— Begin AVAILABLE DATA —

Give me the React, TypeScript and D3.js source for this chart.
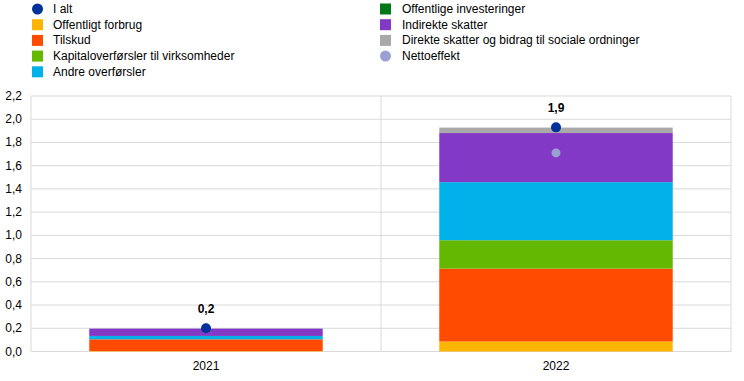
import React from "react";
import * as d3 from "d3";

const categories = ["2021", "2022"];
const seriesNames = [
  "Offentligt forbrug",
  "Tilskud",
  "Kapitaloverførsler til virksomheder",
  "Andre overførsler",
  "Offentlige investeringer",
  "Indirekte skatter",
  "Direkte skatter og bidrag til sociale ordninger",
];
const offentligtForbrug = [0.004, 0.086];
const tilskud = [0.101, 0.628];
const kapitaloverforsler = [0.0, 0.244];
const andreOverforsler = [0.029, 0.5];
const offentligeInvesteringer = [0.0, 0.0];
const indirekteSkatter = [0.063, 0.423];
const direkteSkatter = [0.0, 0.047];
const iAlt = [0.2, 1.93];
const iAltLabels = ["0,2", "1,9"];
const nettoeffekt = [0.2, 1.71];
const yTicks = [0, 0.2, 0.4, 0.6, 0.8, 1.0, 1.2, 1.4, 1.6, 1.8, 2.0, 2.2];

const seriesValues = [
  offentligtForbrug,
  tilskud,
  kapitaloverforsler,
  andreOverforsler,
  offentligeInvesteringer,
  indirekteSkatter,
  direkteSkatter,
];
const colors = ["#FFB400", "#FF4B00", "#65B800", "#00B1EA", "#007816", "#8139C6", "#A9A9A9"];

const legendLeft = [
  { label: "I alt", color: "#003299", circle: true },
  { label: "Offentligt forbrug", color: "#FFB400" },
  { label: "Tilskud", color: "#FF4B00" },
  { label: "Kapitaloverførsler til virksomheder", color: "#65B800" },
  { label: "Andre overførsler", color: "#00B1EA" },
];
const legendRight = [
  { label: "Offentlige investeringer", color: "#007816" },
  { label: "Indirekte skatter", color: "#8139C6" },
  { label: "Direkte skatter og bidrag til sociale ordninger", color: "#A9A9A9" },
  { label: "Nettoeffekt", color: "#98A1D0", circle: true },
];

export default function App() {
  const W = 744, H = 381;
  const left = 31, right = 731, top = 96, bottom = 351.5;
  const font = "'Liberation Sans', Arial, sans-serif";
  const x = d3.scaleBand().domain(categories).range([left, right]).paddingInner(0).paddingOuter(0);
  const y = d3.scaleLinear().domain([0, 2.2]).range([bottom, top]);
  const barW = x.bandwidth() * 0.667;

  const table = categories.map((c, i) => {
    const row: any = { cat: c };
    seriesNames.forEach((s, j) => (row[s] = seriesValues[j][i]));
    return row;
  });
  const stacked = d3.stack().keys(seriesNames)(table);

  const legendRow = (items: any[], mx: number, tx: number) =>
    items.map((it, i) => {
      const cy = 9 + i * 15.7;
      return (
        <g key={it.label}>
          {it.circle ? (
            <circle cx={mx + 5.5} cy={cy} r={5.5} fill={it.color} />
          ) : (
            <rect x={mx} y={cy - 5.5} width={11} height={11} fill={it.color} />
          )}
          <text x={tx} y={cy + 4} fontSize={12} fontFamily={font} fill="#000">
            {it.label}
          </text>
        </g>
      );
    });

  return (
    <svg width={W} height={H} style={{ position: "absolute", left: 0, top: 0, background: "#fff" }}>
      {legendRow(legendLeft, 32, 53)}
      {legendRow(legendRight, 380, 402)}
      {yTicks.map((t) => (
        <g key={t}>
          <line x1={left} x2={right} y1={y(t)} y2={y(t)} stroke="#D9D9D9" strokeWidth={1} />
          <text x={22} y={y(t) + 4} textAnchor="end" fontSize={12} fontFamily={font} fill="#000">
            {d3.format(".1f")(t).replace(".", ",")}
          </text>
        </g>
      ))}
      <line x1={left} x2={left} y1={top} y2={bottom} stroke="#D9D9D9" />
      <line x1={x("2022")} x2={x("2022")} y1={top} y2={bottom} stroke="#D9D9D9" />
      <line x1={right} x2={right} y1={top} y2={bottom} stroke="#D9D9D9" />
      {stacked.map((layer, j) =>
        layer.map((d, i) => {
          const cx = (x(categories[i]) as number) + x.bandwidth() / 2;
          const h = y(d[0]) - y(d[1]);
          if (h <= 0) return null;
          return (
            <rect key={j + "-" + i} x={cx - barW / 2} y={y(d[1])} width={barW} height={h} fill={colors[j]} />
          );
        })
      )}
      {categories.map((c, i) => {
        const cx = (x(c) as number) + x.bandwidth() / 2;
        return (
          <g key={c}>
            <circle cx={cx} cy={y(nettoeffekt[i])} r={4.5} fill="#98A1D0" />
            <circle cx={cx} cy={y(iAlt[i])} r={5} fill="#003299" />
            <text x={cx} y={y(iAlt[i]) - 15} textAnchor="middle" fontSize={12} fontWeight="bold" fontFamily={font}>
              {iAltLabels[i]}
            </text>
            <text x={cx} y={370} textAnchor="middle" fontSize={12} fontFamily={font}>
              {c}
            </text>
          </g>
        );
      })}
    </svg>
  );
}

— End AVAILABLE DATA —

Leave out any pictures, please, and quote only the lines from the top of the data through the line that contains "import * as".

Give me the React, TypeScript and D3.js source for this chart.
import React from "react";
import * as d3 from "d3";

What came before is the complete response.